> **PROBLEM STATEMENT**
Transcribe all of the material exactly. Any picture in it should be left out.

-- Start of DATA BLOCK --

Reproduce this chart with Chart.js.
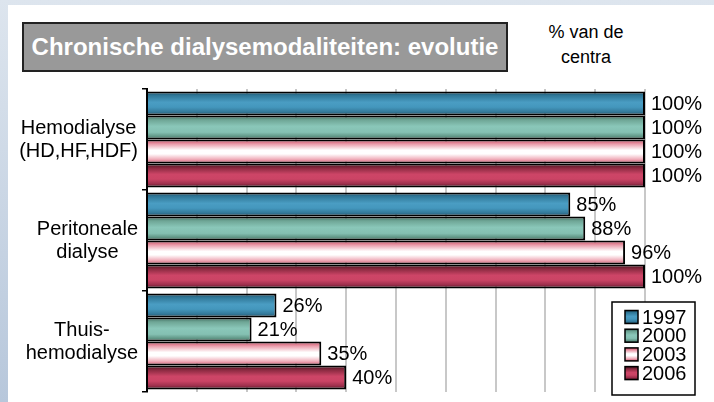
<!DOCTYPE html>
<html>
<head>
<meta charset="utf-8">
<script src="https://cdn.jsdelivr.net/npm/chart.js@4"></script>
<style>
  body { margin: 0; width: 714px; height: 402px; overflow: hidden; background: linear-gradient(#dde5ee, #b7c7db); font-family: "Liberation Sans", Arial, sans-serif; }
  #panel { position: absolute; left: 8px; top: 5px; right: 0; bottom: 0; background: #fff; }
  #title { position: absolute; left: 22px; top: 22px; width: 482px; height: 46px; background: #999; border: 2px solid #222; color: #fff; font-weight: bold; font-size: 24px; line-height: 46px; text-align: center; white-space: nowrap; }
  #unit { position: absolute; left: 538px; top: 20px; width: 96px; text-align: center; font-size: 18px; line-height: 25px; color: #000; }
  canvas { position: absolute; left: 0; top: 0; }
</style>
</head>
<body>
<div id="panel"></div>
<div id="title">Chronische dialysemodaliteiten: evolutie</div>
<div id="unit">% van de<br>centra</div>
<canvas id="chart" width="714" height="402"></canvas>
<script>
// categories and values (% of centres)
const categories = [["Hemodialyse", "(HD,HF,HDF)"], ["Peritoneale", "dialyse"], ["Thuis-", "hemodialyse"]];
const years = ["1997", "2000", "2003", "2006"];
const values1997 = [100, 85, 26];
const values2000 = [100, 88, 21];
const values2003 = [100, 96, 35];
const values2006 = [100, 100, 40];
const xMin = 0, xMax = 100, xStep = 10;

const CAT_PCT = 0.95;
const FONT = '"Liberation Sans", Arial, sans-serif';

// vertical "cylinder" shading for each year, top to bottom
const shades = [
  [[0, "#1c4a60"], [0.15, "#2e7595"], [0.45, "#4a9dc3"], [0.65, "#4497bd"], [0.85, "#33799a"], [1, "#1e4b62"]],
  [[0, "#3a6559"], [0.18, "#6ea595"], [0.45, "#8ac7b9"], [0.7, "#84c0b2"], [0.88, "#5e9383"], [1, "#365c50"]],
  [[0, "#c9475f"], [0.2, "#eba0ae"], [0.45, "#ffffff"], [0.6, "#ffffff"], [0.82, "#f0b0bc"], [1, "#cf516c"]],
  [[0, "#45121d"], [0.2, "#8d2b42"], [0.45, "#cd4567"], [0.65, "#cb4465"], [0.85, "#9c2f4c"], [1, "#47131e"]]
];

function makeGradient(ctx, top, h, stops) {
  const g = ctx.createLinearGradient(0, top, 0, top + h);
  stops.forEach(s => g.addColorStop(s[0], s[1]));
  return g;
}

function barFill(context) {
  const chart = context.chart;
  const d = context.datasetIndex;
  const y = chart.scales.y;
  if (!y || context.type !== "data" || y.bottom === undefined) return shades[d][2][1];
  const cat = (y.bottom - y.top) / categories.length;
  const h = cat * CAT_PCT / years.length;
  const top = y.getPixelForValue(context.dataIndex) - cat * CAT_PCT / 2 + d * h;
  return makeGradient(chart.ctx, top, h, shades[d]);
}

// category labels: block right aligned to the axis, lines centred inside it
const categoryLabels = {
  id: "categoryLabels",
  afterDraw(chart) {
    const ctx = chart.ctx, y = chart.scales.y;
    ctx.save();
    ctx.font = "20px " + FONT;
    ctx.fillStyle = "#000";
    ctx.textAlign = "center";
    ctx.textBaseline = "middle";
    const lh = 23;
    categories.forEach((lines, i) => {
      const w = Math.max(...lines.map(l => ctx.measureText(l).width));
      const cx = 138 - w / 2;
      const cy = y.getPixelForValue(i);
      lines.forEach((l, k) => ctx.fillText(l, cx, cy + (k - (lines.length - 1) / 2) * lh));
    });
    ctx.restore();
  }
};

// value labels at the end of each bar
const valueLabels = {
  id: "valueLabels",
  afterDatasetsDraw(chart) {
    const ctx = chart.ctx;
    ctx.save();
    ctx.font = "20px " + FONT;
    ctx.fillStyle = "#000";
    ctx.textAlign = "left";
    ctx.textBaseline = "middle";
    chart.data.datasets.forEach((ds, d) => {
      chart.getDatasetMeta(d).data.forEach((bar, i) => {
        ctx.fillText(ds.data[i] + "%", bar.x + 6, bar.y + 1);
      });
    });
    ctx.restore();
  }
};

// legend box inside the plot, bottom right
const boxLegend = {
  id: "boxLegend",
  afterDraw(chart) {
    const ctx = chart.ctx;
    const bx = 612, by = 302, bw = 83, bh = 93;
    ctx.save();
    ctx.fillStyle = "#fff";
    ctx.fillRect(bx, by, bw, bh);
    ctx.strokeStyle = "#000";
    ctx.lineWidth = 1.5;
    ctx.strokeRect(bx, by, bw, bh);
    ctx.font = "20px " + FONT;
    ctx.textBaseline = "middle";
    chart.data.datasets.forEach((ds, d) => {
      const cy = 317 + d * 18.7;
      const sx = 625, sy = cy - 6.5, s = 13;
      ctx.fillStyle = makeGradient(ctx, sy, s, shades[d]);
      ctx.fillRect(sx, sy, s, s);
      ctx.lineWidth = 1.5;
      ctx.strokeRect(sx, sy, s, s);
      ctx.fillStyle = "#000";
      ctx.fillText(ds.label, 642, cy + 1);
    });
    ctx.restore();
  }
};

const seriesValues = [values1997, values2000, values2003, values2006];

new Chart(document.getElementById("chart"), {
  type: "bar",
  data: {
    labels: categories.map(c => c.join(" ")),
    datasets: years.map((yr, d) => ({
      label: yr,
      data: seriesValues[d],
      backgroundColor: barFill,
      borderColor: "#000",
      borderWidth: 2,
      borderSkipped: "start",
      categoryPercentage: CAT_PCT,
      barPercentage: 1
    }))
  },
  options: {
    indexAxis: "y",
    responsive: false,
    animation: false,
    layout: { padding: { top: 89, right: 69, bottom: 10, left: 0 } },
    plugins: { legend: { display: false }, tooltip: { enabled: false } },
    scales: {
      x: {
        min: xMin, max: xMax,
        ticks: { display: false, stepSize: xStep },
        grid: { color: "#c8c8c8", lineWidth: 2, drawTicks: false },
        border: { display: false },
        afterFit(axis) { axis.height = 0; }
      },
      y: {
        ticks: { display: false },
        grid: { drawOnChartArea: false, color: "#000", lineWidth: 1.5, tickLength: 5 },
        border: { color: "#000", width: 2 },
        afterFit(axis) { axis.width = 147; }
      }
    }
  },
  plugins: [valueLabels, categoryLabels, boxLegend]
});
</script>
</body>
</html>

-- End of DATA BLOCK --

> **FINAL RESULT**
Reproduce this chart with Chart.js.
<!DOCTYPE html>
<html>
<head>
<meta charset="utf-8">
<script src="https://cdn.jsdelivr.net/npm/chart.js@4"></script>
<style>
  body { margin: 0; width: 714px; height: 402px; overflow: hidden; background: linear-gradient(#dde5ee, #b7c7db); font-family: "Liberation Sans", Arial, sans-serif; }
  #panel { position: absolute; left: 8px; top: 5px; right: 0; bottom: 0; background: #fff; }
  #title { position: absolute; left: 22px; top: 22px; width: 482px; height: 46px; background: #999; border: 2px solid #222; color: #fff; font-weight: bold; font-size: 24px; line-height: 46px; text-align: center; white-space: nowrap; }
  #unit { position: absolute; left: 538px; top: 20px; width: 96px; text-align: center; font-size: 18px; line-height: 25px; color: #000; }
  canvas { position: absolute; left: 0; top: 0; }
</style>
</head>
<body>
<div id="panel"></div>
<div id="title">Chronische dialysemodaliteiten: evolutie</div>
<div id="unit">% van de<br>centra</div>
<canvas id="chart" width="714" height="402"></canvas>
<script>
// categories and values (% of centres)
const categories = [["Hemodialyse", "(HD,HF,HDF)"], ["Peritoneale", "dialyse"], ["Thuis-", "hemodialyse"]];
const years = ["1997", "2000", "2003", "2006"];
const values1997 = [100, 85, 26];
const values2000 = [100, 88, 21];
const values2003 = [100, 96, 35];
const values2006 = [100, 100, 40];
const xMin = 0, xMax = 100, xStep = 10;

const CAT_PCT = 0.95;
const FONT = '"Liberation Sans", Arial, sans-serif';

// vertical "cylinder" shading for each year, top to bottom
const shades = [
  [[0, "#1c4a60"], [0.15, "#2e7595"], [0.45, "#4a9dc3"], [0.65, "#4497bd"], [0.85, "#33799a"], [1, "#1e4b62"]],
  [[0, "#3a6559"], [0.18, "#6ea595"], [0.45, "#8ac7b9"], [0.7, "#84c0b2"], [0.88, "#5e9383"], [1, "#365c50"]],
  [[0, "#c9475f"], [0.2, "#eba0ae"], [0.45, "#ffffff"], [0.6, "#ffffff"], [0.82, "#f0b0bc"], [1, "#cf516c"]],
  [[0, "#45121d"], [0.2, "#8d2b42"], [0.45, "#cd4567"], [0.65, "#cb4465"], [0.85, "#9c2f4c"], [1, "#47131e"]]
];

function makeGradient(ctx, top, h, stops) {
  const g = ctx.createLinearGradient(0, top, 0, top + h);
  stops.forEach(s => g.addColorStop(s[0], s[1]));
  return g;
}

function barFill(context) {
  const chart = context.chart;
  const d = context.datasetIndex;
  const y = chart.scales.y;
  if (!y || context.type !== "data" || y.bottom === undefined) return shades[d][2][1];
  const cat = (y.bottom - y.top) / categories.length;
  const h = cat * CAT_PCT / years.length;
  const top = y.getPixelForValue(context.dataIndex) - cat * CAT_PCT / 2 + d * h;
  return makeGradient(chart.ctx, top, h, shades[d]);
}

// category labels: block right aligned to the axis, lines centred inside it
const categoryLabels = {
  id: "categoryLabels",
  afterDraw(chart) {
    const ctx = chart.ctx, y = chart.scales.y;
    ctx.save();
    ctx.font = "20px " + FONT;
    ctx.fillStyle = "#000";
    ctx.textAlign = "center";
    ctx.textBaseline = "middle";
    const lh = 23;
    categories.forEach((lines, i) => {
      const w = Math.max(...lines.map(l => ctx.measureText(l).width));
      const cx = 138 - w / 2;
      const cy = y.getPixelForValue(i);
      lines.forEach((l, k) => ctx.fillText(l, cx, cy + (k - (lines.length - 1) / 2) * lh));
    });
    ctx.restore();
  }
};

// value labels at the end of each bar
const valueLabels = {
  id: "valueLabels",
  afterDatasetsDraw(chart) {
    const ctx = chart.ctx;
    ctx.save();
    ctx.font = "20px " + FONT;
    ctx.fillStyle = "#000";
    ctx.textAlign = "left";
    ctx.textBaseline = "middle";
    chart.data.datasets.forEach((ds, d) => {
      chart.getDatasetMeta(d).data.forEach((bar, i) => {
        ctx.fillText(ds.data[i] + "%", bar.x + 6, bar.y + 1);
      });
    });
    ctx.restore();
  }
};

// legend box inside the plot, bottom right
const boxLegend = {
  id: "boxLegend",
  afterDraw(chart) {
    const ctx = chart.ctx;
    const bx = 612, by = 302, bw = 83, bh = 93;
    ctx.save();
    ctx.fillStyle = "#fff";
    ctx.fillRect(bx, by, bw, bh);
    ctx.strokeStyle = "#000";
    ctx.lineWidth = 1.5;
    ctx.strokeRect(bx, by, bw, bh);
    ctx.font = "20px " + FONT;
    ctx.textBaseline = "middle";
    chart.data.datasets.forEach((ds, d) => {
      const cy = 317 + d * 18.7;
      const sx = 625, sy = cy - 6.5, s = 13;
      ctx.fillStyle = makeGradient(ctx, sy, s, shades[d]);
      ctx.fillRect(sx, sy, s, s);
      ctx.lineWidth = 1.5;
      ctx.strokeRect(sx, sy, s, s);
      ctx.fillStyle = "#000";
      ctx.fillText(ds.label, 642, cy + 1);
    });
    ctx.restore();
  }
};

const seriesValues = [values1997, values2000, values2003, values2006];

new Chart(document.getElementById("chart"), {
  type: "bar",
  data: {
    labels: categories.map(c => c.join(" ")),
    datasets: years.map((yr, d) => ({
      label: yr,
      data: seriesValues[d],
      backgroundColor: barFill,
      borderColor: "#000",
      borderWidth: 2,
      borderSkipped: "start",
      categoryPercentage: CAT_PCT,
      barPercentage: 1
    }))
  },
  options: {
    indexAxis: "y",
    responsive: false,
    animation: false,
    layout: { padding: { top: 89, right: 69, bottom: 10, left: 0 } },
    plugins: { legend: { display: false }, tooltip: { enabled: false } },
    scales: {
      x: {
        min: xMin, max: xMax,
        ticks: { display: false, stepSize: xStep },
        grid: { color: "#c8c8c8", lineWidth: 2, drawTicks: false },
        border: { display: false },
        afterFit(axis) { axis.height = 0; }
      },
      y: {
        ticks: { display: false },
        grid: { drawOnChartArea: false, color: "#000", lineWidth: 1.5, tickLength: 5 },
        border: { color: "#000", width: 2 },
        afterFit(axis) { axis.width = 147; }
      }
    }
  },
  plugins: [valueLabels, categoryLabels, boxLegend]
});
</script>
</body>
</html>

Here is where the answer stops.